YOUR TASK
Set down each line of the material that follows, exactly, with no pictures.
* start GIVEN INFORMATION *
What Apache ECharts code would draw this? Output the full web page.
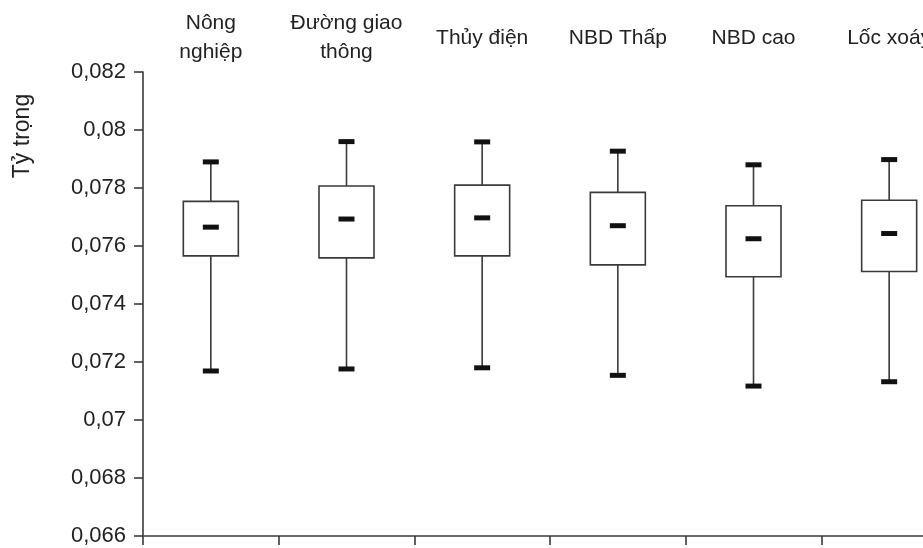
<!DOCTYPE html>
<html>
<head>
<meta charset="utf-8">
<script src="https://cdn.jsdelivr.net/npm/echarts@6/dist/echarts.min.js"></script>
<style>
  html, body { margin: 0; padding: 0; background: #fff; }
  #chart { width: 923px; height: 548px; }
</style>
</head>
<body>
<div id="chart"></div>
<script>
// Land-use groups shown along the top
const categories = ['Nông\nnghiệp', 'Đường giao\nthông', 'Thủy điện', 'NBD Thấp', 'NBD cao', 'Lốc xoáy'];

// Five-number summaries per group
const whiskerLow  = [0.07169, 0.07176, 0.07180, 0.07154, 0.07117, 0.07132];
const quartile1   = [0.07566, 0.07559, 0.07566, 0.07535, 0.07494, 0.07512];
const medians     = [0.07665, 0.07693, 0.07697, 0.07670, 0.07625, 0.07643];
const quartile3   = [0.07754, 0.07807, 0.07810, 0.07785, 0.07739, 0.07758];
const whiskerHigh = [0.07890, 0.07960, 0.07959, 0.07927, 0.07880, 0.07898];

// Value axis range
const yMin = 0.066, yMax = 0.082, yStep = 0.002;
const yTitle = 'Tỷ trọng';

const FONT = "'Liberation Sans', Arial, sans-serif";
const LINE = '#3a3a3a';
const INK = '#111';

const boxData = categories.map((c, i) => [i, whiskerLow[i], quartile1[i], medians[i], quartile3[i], whiskerHigh[i]]);

function renderBox(params, api) {
  const idx = api.value(0);
  const cx = api.coord([idx, yMin])[0];
  const py = k => api.coord([idx, api.value(k)])[1];
  const lo = py(1), q1 = py(2), med = py(3), q3 = py(4), hi = py(5);
  const boxW = 55, capW = 16, capH = 5;
  const lineStyle = { stroke: LINE, lineWidth: 1.6, fill: null };
  return {
    type: 'group',
    children: [
      { type: 'line', shape: { x1: cx, y1: hi, x2: cx, y2: q3 }, style: lineStyle },
      { type: 'line', shape: { x1: cx, y1: q1, x2: cx, y2: lo }, style: lineStyle },
      { type: 'rect', shape: { x: cx - boxW / 2, y: q3, width: boxW, height: q1 - q3 },
        style: { fill: '#fff', stroke: LINE, lineWidth: 1.6 } },
      { type: 'rect', shape: { x: cx - capW / 2, y: hi - capH / 2, width: capW, height: capH }, style: { fill: INK } },
      { type: 'rect', shape: { x: cx - capW / 2, y: lo - capH / 2, width: capW, height: capH }, style: { fill: INK } },
      { type: 'rect', shape: { x: cx - capW / 2, y: med - capH / 2, width: capW, height: capH }, style: { fill: INK } }
    ]
  };
}

const chart = echarts.init(document.getElementById('chart'), null, { renderer: 'canvas' });
chart.setOption({
  animation: false,
  backgroundColor: '#fff',
  // plot area runs past the right edge of the canvas, so the last group is cut off
  grid: { left: 143, top: 72, width: 814, height: 464, containLabel: false, outerBoundsMode: 'none' },
  xAxis: [
    {
      type: 'category',
      data: categories,
      position: 'bottom',
      boundaryGap: true,
      axisLine: { show: true, lineStyle: { color: LINE, width: 1.6 } },
      axisTick: { show: true, length: 9, lineStyle: { color: LINE, width: 1.6 } },
      axisLabel: { show: false },
      splitLine: { show: false }
    },
    {
      type: 'category',
      data: categories,
      position: 'top',
      boundaryGap: true,
      axisLine: { show: false },
      axisTick: { show: false },
      axisLabel: {
        show: true, interval: 0, margin: 34, verticalAlign: 'middle',
        fontFamily: FONT, fontSize: 21, lineHeight: 29, color: '#222'
      },
      splitLine: { show: false }
    }
  ],
  yAxis: {
    type: 'value',
    min: yMin, max: yMax, interval: yStep,
    axisLine: { show: true, lineStyle: { color: LINE, width: 1.6 } },
    axisTick: { show: true, length: 9, lineStyle: { color: LINE, width: 1.6 } },
    axisLabel: {
      margin: 17, fontFamily: FONT, fontSize: 22, color: '#222',
      formatter: v => v.toFixed(3).replace(/0+$/, '').replace('.', ',')
    },
    splitLine: { show: false }
  },
  graphic: [
    {
      type: 'text', x: 23, y: 136, rotation: Math.PI / 2,
      style: { text: yTitle, fontFamily: FONT, fontSize: 23, fill: '#222', align: 'center', verticalAlign: 'middle' }
    }
  ],
  series: [
    {
      type: 'custom',
      xAxisIndex: 0,
      yAxisIndex: 0,
      renderItem: renderBox,
      encode: { x: 0, y: [1, 2, 3, 4, 5] },
      data: boxData
    }
  ]
});
</script>
</body>
</html>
* end GIVEN INFORMATION *
FULL SOLUTION
What Apache ECharts code would draw this? Output the full web page.
<!DOCTYPE html>
<html>
<head>
<meta charset="utf-8">
<script src="https://cdn.jsdelivr.net/npm/echarts@6/dist/echarts.min.js"></script>
<style>
  html, body { margin: 0; padding: 0; background: #fff; }
  #chart { width: 923px; height: 548px; }
</style>
</head>
<body>
<div id="chart"></div>
<script>
// Land-use groups shown along the top
const categories = ['Nông\nnghiệp', 'Đường giao\nthông', 'Thủy điện', 'NBD Thấp', 'NBD cao', 'Lốc xoáy'];

// Five-number summaries per group
const whiskerLow  = [0.07169, 0.07176, 0.07180, 0.07154, 0.07117, 0.07132];
const quartile1   = [0.07566, 0.07559, 0.07566, 0.07535, 0.07494, 0.07512];
const medians     = [0.07665, 0.07693, 0.07697, 0.07670, 0.07625, 0.07643];
const quartile3   = [0.07754, 0.07807, 0.07810, 0.07785, 0.07739, 0.07758];
const whiskerHigh = [0.07890, 0.07960, 0.07959, 0.07927, 0.07880, 0.07898];

// Value axis range
const yMin = 0.066, yMax = 0.082, yStep = 0.002;
const yTitle = 'Tỷ trọng';

const FONT = "'Liberation Sans', Arial, sans-serif";
const LINE = '#3a3a3a';
const INK = '#111';

const boxData = categories.map((c, i) => [i, whiskerLow[i], quartile1[i], medians[i], quartile3[i], whiskerHigh[i]]);

function renderBox(params, api) {
  const idx = api.value(0);
  const cx = api.coord([idx, yMin])[0];
  const py = k => api.coord([idx, api.value(k)])[1];
  const lo = py(1), q1 = py(2), med = py(3), q3 = py(4), hi = py(5);
  const boxW = 55, capW = 16, capH = 5;
  const lineStyle = { stroke: LINE, lineWidth: 1.6, fill: null };
  return {
    type: 'group',
    children: [
      { type: 'line', shape: { x1: cx, y1: hi, x2: cx, y2: q3 }, style: lineStyle },
      { type: 'line', shape: { x1: cx, y1: q1, x2: cx, y2: lo }, style: lineStyle },
      { type: 'rect', shape: { x: cx - boxW / 2, y: q3, width: boxW, height: q1 - q3 },
        style: { fill: '#fff', stroke: LINE, lineWidth: 1.6 } },
      { type: 'rect', shape: { x: cx - capW / 2, y: hi - capH / 2, width: capW, height: capH }, style: { fill: INK } },
      { type: 'rect', shape: { x: cx - capW / 2, y: lo - capH / 2, width: capW, height: capH }, style: { fill: INK } },
      { type: 'rect', shape: { x: cx - capW / 2, y: med - capH / 2, width: capW, height: capH }, style: { fill: INK } }
    ]
  };
}

const chart = echarts.init(document.getElementById('chart'), null, { renderer: 'canvas' });
chart.setOption({
  animation: false,
  backgroundColor: '#fff',
  // plot area runs past the right edge of the canvas, so the last group is cut off
  grid: { left: 143, top: 72, width: 814, height: 464, containLabel: false, outerBoundsMode: 'none' },
  xAxis: [
    {
      type: 'category',
      data: categories,
      position: 'bottom',
      boundaryGap: true,
      axisLine: { show: true, lineStyle: { color: LINE, width: 1.6 } },
      axisTick: { show: true, length: 9, lineStyle: { color: LINE, width: 1.6 } },
      axisLabel: { show: false },
      splitLine: { show: false }
    },
    {
      type: 'category',
      data: categories,
      position: 'top',
      boundaryGap: true,
      axisLine: { show: false },
      axisTick: { show: false },
      axisLabel: {
        show: true, interval: 0, margin: 34, verticalAlign: 'middle',
        fontFamily: FONT, fontSize: 21, lineHeight: 29, color: '#222'
      },
      splitLine: { show: false }
    }
  ],
  yAxis: {
    type: 'value',
    min: yMin, max: yMax, interval: yStep,
    axisLine: { show: true, lineStyle: { color: LINE, width: 1.6 } },
    axisTick: { show: true, length: 9, lineStyle: { color: LINE, width: 1.6 } },
    axisLabel: {
      margin: 17, fontFamily: FONT, fontSize: 22, color: '#222',
      formatter: v => v.toFixed(3).replace(/0+$/, '').replace('.', ',')
    },
    splitLine: { show: false }
  },
  graphic: [
    {
      type: 'text', x: 23, y: 136, rotation: Math.PI / 2,
      style: { text: yTitle, fontFamily: FONT, fontSize: 23, fill: '#222', align: 'center', verticalAlign: 'middle' }
    }
  ],
  series: [
    {
      type: 'custom',
      xAxisIndex: 0,
      yAxisIndex: 0,
      renderItem: renderBox,
      encode: { x: 0, y: [1, 2, 3, 4, 5] },
      data: boxData
    }
  ]
});
</script>
</body>
</html>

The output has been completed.